In der Wiener Charta heißt es: „Im öffentlichen Raum muss es Möglichkeiten zum Zeitvertreib, zum Austausch und zum Gespräch geben.“ Während es aber schon eine große Herausforderung ist, Räume zu planen, zu bauen und zu entwickeln, die unterschiedliche und sehr diverse Nutzungsbedürfnisse befriedigen, besteht laut Assoc Prof. Dr. Sabine Knierbein, von der TU Wien, weitgehend Einigkeit, dass soziale Interaktion nicht direkt, oder nur sehr schwer, planerisch herbeigeführt werden kann. Denn Räume, die exklusiv für bestimmte Altersgruppen geschaffen werden, führen auch bei besten Intentionen weitere Barrieren für Begegnung ein und bringen die Gefahr räumlich herbeigeführter sozialer Segregation. Trotzdem besteht wenig Zweifel, dass globale und lokale Entwicklungen Anlass geben, proaktiv zu handeln und im Mindesten in manchen Fällen spezifisch für Altersgruppen zu planen und zu gestalten.

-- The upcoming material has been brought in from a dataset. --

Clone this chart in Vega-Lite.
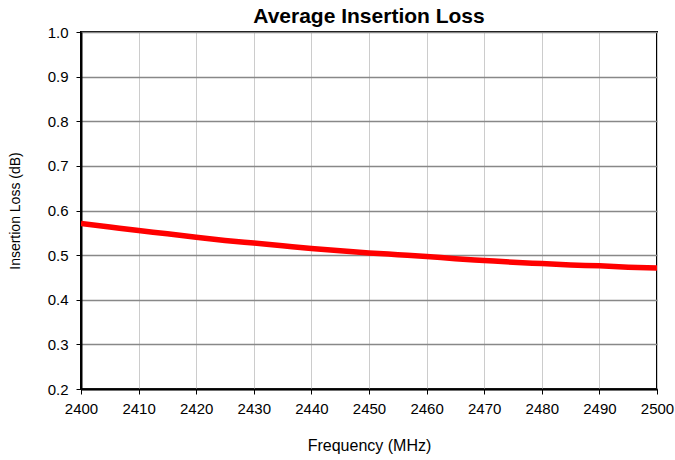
{
  "$schema": "https://vega.github.io/schema/vega-lite/v6.json",
  "width": 576,
  "height": 357,
  "autosize": {"type": "none"},
  "padding": {"left": 81, "top": 32, "right": 18, "bottom": 71},
  "background": "white",
  "title": {
    "text": "Average Insertion Loss",
    "font": "Liberation Sans",
    "fontSize": 21,
    "fontWeight": "bold",
    "color": "black",
    "offset": -2,
    "anchor": "middle"
  },
  "config": {
    "view": {"stroke": "black", "strokeWidth": 2},
    "axis": {
      "labelFont": "Liberation Sans",
      "titleFont": "Liberation Sans",
      "labelFontSize": 15,
      "titleFontSize": 16,
      "labelColor": "black",
      "titleColor": "black",
      "titleFontWeight": "normal",
      "domainColor": "black",
      "domainWidth": 2,
      "tickColor": "black",
      "tickWidth": 1,
      "tickSize": 5
    }
  },
  "data": {
    "values": [
      {"f": 2400, "il": 0.571},
      {"f": 2405, "il": 0.563},
      {"f": 2410, "il": 0.555},
      {"f": 2415, "il": 0.548},
      {"f": 2420, "il": 0.540},
      {"f": 2425, "il": 0.533},
      {"f": 2430, "il": 0.527},
      {"f": 2435, "il": 0.521},
      {"f": 2440, "il": 0.515},
      {"f": 2445, "il": 0.510},
      {"f": 2450, "il": 0.505},
      {"f": 2455, "il": 0.501},
      {"f": 2460, "il": 0.497},
      {"f": 2465, "il": 0.492},
      {"f": 2470, "il": 0.488},
      {"f": 2475, "il": 0.484},
      {"f": 2480, "il": 0.481},
      {"f": 2485, "il": 0.478},
      {"f": 2490, "il": 0.476},
      {"f": 2495, "il": 0.473},
      {"f": 2500, "il": 0.471}
    ]
  },
  "mark": {"type": "line", "color": "#ff0000", "strokeWidth": 5.5, "interpolate": "monotone", "clip": true},
  "encoding": {
    "x": {
      "field": "f",
      "type": "quantitative",
      "title": "Frequency (MHz)",
      "scale": {"domain": [2400, 2500], "nice": false, "zero": false},
      "axis": {
        "values": [2400, 2410, 2420, 2430, 2440, 2450, 2460, 2470, 2480, 2490, 2500],
        "format": "d",
        "grid": true,
        "gridColor": "#cccccc",
        "gridWidth": 1,
        "gridOpacity": 1,
        "labelPadding": 7,
        "titlePadding": 21,
        "labelFlush": false
      }
    },
    "y": {
      "field": "il",
      "type": "quantitative",
      "title": "Insertion Loss (dB)",
      "scale": {"domain": [0.2, 1.0], "nice": false, "zero": false},
      "axis": {
        "values": [0.2, 0.3, 0.4, 0.5, 0.6, 0.7, 0.8, 0.9, 1.0],
        "format": ".1f",
        "grid": true,
        "gridColor": "#888888",
        "gridWidth": 1.5,
        "gridOpacity": 1,
        "labelPadding": 8,
        "titlePadding": 25,
        "titleFontSize": 14,
        "labelFlush": false
      }
    }
  }
}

Konkret geht man in Wien aktuell davon aus, dass die Stadt in den kommenden Jahrzehnten jünger und älter zugleich wird. Bei den unter 15-Jährigen geht man von einer Steigerung von bis zu 18 Prozent bis 2044 aus, während die 60- bis 74-Jährigen im selben Zeitraum 26 Prozent zulegen sollen und die über 75-Jährigen gar um 96 Prozent.

Kommunikation mit der jüngeren und älteren Bevölkerung, und die Befriedigung ihrer Interessen, wird vor diesem Hintergrund ohne Zweifel immer wichtiger. Und es wird auch versucht: von Bezirksvorstehungen, den Verantwortliche für Stadtplanung und -entwicklung sowie den Gebietsbetreuungen. Allerdings: Das Halten und Erweitern der Kontakte fällt mitunter schwer - und dsa Einschätzen der Bedürfnisse. Denn, wie Breitfuss sagt, kann man „ja kaum noch sagen, was eine Person mit 65 plus oder 75 plus für Bedürfnisse hat“. Man dürfe, wenn man „älter“ hört, ncht sofort an Gehbehinderung oder eingeschränkte Sicht denken. „Das sind viele in diesem Alter ja noch nicht,“ so Breitfuss.

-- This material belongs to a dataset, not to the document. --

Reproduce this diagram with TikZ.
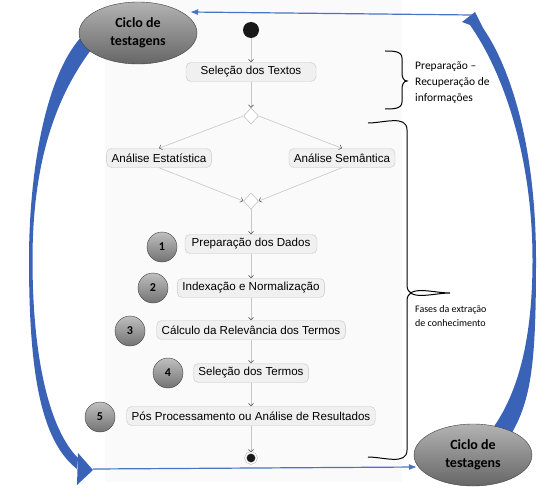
\documentclass[tikz,border=0pt]{standalone}
\usepackage{fontspec}
\setmainfont{Liberation Sans}
\newfontfamily\calibri{Carlito}
\usetikzlibrary{arrows.meta}
\usetikzlibrary{shapes.geometric}
\definecolor{arrowblue}{HTML}{3A63B8}
\definecolor{lineblue}{HTML}{4A74C2}
\colorlet{boxfill}{black!6}
\colorlet{boxline}{black!22}
\colorlet{flowline}{black!22}
\tikzset{
  actbox/.style={draw=boxline,fill=boxfill,rounded corners=5pt,minimum height=19pt,
                 inner xsep=5pt,font=\fontsize{11.6}{13}\selectfont},
  decision/.style={diamond,draw=black!30,fill=white,minimum width=15pt,
                   minimum height=16pt,inner sep=0pt},
  flow/.style={draw=flowline,line width=0.6pt,
               -{Straight Barb[length=2.5pt,width=5pt,color=black!60]}},
  numball/.style={circle,draw=black!75,top color=black!25,bottom color=black!55,
                  minimum size=30pt,inner sep=0pt,
                  font=\calibri\bfseries\fontsize{12}{14}\selectfont},
  cycle/.style={ellipse,draw=black!75,top color=black!30,bottom color=black!60,
                minimum width=118pt,minimum height=62pt,inner sep=0pt,align=center,
                font=\calibri\bfseries\fontsize{14}{18}\selectfont},
  brace line/.style={line width=1pt,black},
  thin blue/.style={lineblue,line width=1.2pt,-{Latex[length=8pt,width=6pt]}},
  brace text/.style={anchor=west,align=left,inner sep=0pt},
}
% word-like curly brace: end x, spine x, top y, bottom y, tip x, tip y
\newcommand\wordBrace[6]{
  \draw[brace line] (#1,#3) to[out=0,in=90] (#2,#3+7) -- (#2,#6-8)
    to[out=270,in=180] (#5,#6) to[out=180,in=90] (#2,#6+8) -- (#2,#4-7)
    to[out=270,in=0] (#1,#4);
}

\begin{document}
\begin{tikzpicture}[x=1pt,y=-1pt]
  \useasboundingbox (0,0) rectangle (540,492);

  % PANEL
  \fill[black!2] (105,0) rectangle (402,482);

  % ACTIVITIES
  \node[circle,fill=black!90,minimum size=16pt,inner sep=0pt] (start) at (251,30) {};
  \node[actbox,minimum width=130pt] (sel)  at (251,72)  {Seleção dos Textos};
  \node[decision]                   (d1)   at (251,116) {};
  \node[actbox]                     (est)  at (159,158) {Análise Estatística};
  \node[actbox]                     (sem)  at (342,158) {Análise Semântica};
  \node[decision]                   (d2)   at (251,201) {};
  \node[actbox,minimum width=132pt] (prep) at (251,244) {Preparação dos Dados};
  \node[actbox]                     (idx)  at (251,288) {Indexação e Normalização};
  \node[actbox]                     (calc) at (251,330) {Cálculo da Relevância dos Termos};
  \node[actbox]                     (selt) at (251,373) {Seleção dos Termos};
  \node[actbox]                     (pos)  at (251,416) {Pós Processamento ou Análise de Resultados};
  \node[circle,fill=black!90,minimum size=11pt,inner sep=0pt,draw=black!35,
        double=white,double distance=1.3pt] (end) at (251,458) {};

  % FLOW
  \draw[flow] (start) -- (sel);
  \draw[flow] (sel) -- (d1);
  \draw[flow] (d1.west) -- (est.north);
  \draw[flow] (d1.east) -- (sem.north);
  \draw[flow] (est.south) -- (d2.west);
  \draw[flow] (sem.south) -- (d2.east);
  \draw[flow] (d2) -- (prep);
  \draw[flow] (prep) -- (idx);
  \draw[flow] (idx) -- (calc);
  \draw[flow] (calc) -- (selt);
  \draw[flow] (selt) -- (pos);
  \draw[flow] (pos) -- (end);

  % NUMBERS
  \node[numball] (n1) at (162,247) {1};
  \node[numball] (n2) at (153,288) {2};
  \node[numball] (n3) at (130,331) {3};
  \node[numball] (n4) at (168,373) {4};
  \node[numball] (n5) at (100,417) {5};

  % BRACES
  \wordBrace{385}{402}{51}{109}{407}{81}
  \wordBrace{368}{407}{123}{457}{450}{293}
  \node[brace text,font=\calibri\fontsize{11.5}{16}\selectfont] (prepTxt) at (415,83)
    {Preparação –\\Recuperação de\\informações};
  \node[brace text,font=\calibri\fontsize{10}{14.5}\selectfont] (fasesTxt) at (415,316)
    {Fases da extração\\de conhecimento};

  % CYCLE ARROWS
  \fill[arrowblue] (84,34) .. controls (46,72) and (29,170) .. (29,260)
    .. controls (29,370) and (40,440) .. (77,469) -- (78,458)
    .. controls (50,430) and (32.5,360) .. (32.5,260)
    .. controls (32.5,170) and (52,100) .. (94,46) -- cycle;
  \fill[arrowblue] (78,453) -- (93,470) -- (77,485) -- cycle;
  \fill[arrowblue] (510,436) .. controls (532,400) and (536,360) .. (536,260)
    .. controls (536,150) and (512,70) .. (483,28) -- (475,12) -- (462,22) -- (470,25)
    .. controls (505,75) and (532.5,160) .. (532.5,260)
    .. controls (532.5,340) and (518,395) .. (490,432) -- cycle;

  \coordinate (topR) at (472,15);
  \coordinate (topL) at (190,12);
  \coordinate (botL) at (93,469);
  \coordinate (botR) at (417,467);
  \draw[thin blue] (topR) -- (topL);
  \draw[thin blue] (botL) -- (botR);

  \node[cycle] (c1) at (138,33)  {Ciclo de\\testagens};
  \node[cycle] (c2) at (473,455) {Ciclo de\\testagens};
\end{tikzpicture}
\end{document}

Die große Diversität der Stadtbevölkerung stellt folglich eine der größten Herausforderungen für Stadtplanung und -entwicklung dar: Längere Grünphasen bei Fußgängerüberquerungen sind etwa im Interesse weniger mobiler Stadtbewohner, nicht jedoch im Interesse der Stadtbewohner, für die Schnelligkeit weniger ein Problem und mehr ein Erfordernis ist. Manche Konflikte sind vorprogrammiert, können aber, wenn ihnen begegnet wird, auch zu Annäherung führen und sind oft schon im Vorfeld vermeidbar. Bürgerbeteiligungsverfahren sind hier ein Hoffnungsträger. 

Leo Lettmayr

„Man muss sehr laufen, um ältere Menschen vor Ort zu erreichen“

Ältere Menschen zu erreichen und zur Teilnahme an Beteiligungsverfahren zu motivieren ist laut Breitfuss oft nicht leicht: „Da muss man schon sehr laufen, um ältere Menschen vor Ort zu erreichen.“ Man versucht es über Seniorenwohnheime, Seniorenclubs und Pfarren - und zwar im Optimalfall mit einem konkreten Anlass. Andernfalls bleibt das Interesse und damit die Partizipation häufig aus. Peter Rippl von der Initiative "Lebenswerter Nordbahnhof" nennt ein zusätzliches Problem: „Wenn es nicht um Protest, sondern um Mitgestaltung geht, dann ist es einfach schwieriger.“

Zivilgesellschaftliche Bemühungen, wie die Initiative "Lebenswerter Nordbahnhof", "Wir sind 12!" oder die "Agendagruppe Begegnung" versuchen folglich, Bewegung und Teilnahme zu erwirken, haben aber auch mit - zum Teil altersbedingten, oftmals aber auch zeitlichen Hürden - zu kämpfen. Dabei wären viele Bedürfnisse der Jüngeren und Älteren gar nicht so unähnlich, insbesondere der Wunsch nach einem bunten, grünen und lebendigen Raum für alle. Einem, wie Frank Placke es ausdrückt, in dem jeder „sein eigenes Ding macht“.

Längenfeldgarten
LängenfeldgartenLeo Lettmayr

Aktionen wie "Urban Gardening", Initiativen zur Verschönerung von Vierteln, gemeinsames Radfahren und Spaziergänge sowie Feste sind vielversprechende Wege, wenn es darum geht mehr Mitglieder aller Generationen zu motivieren, den öffentlichen Raum zu nutzen und am gesellschaftlichen Leben dort teilzuhaben. Noch finden sie aber zu vereinzelt statt und siend häufig breiten Teilen der Bevölkerung einfach nicht bekannt. Doch es sind Lichtblicke.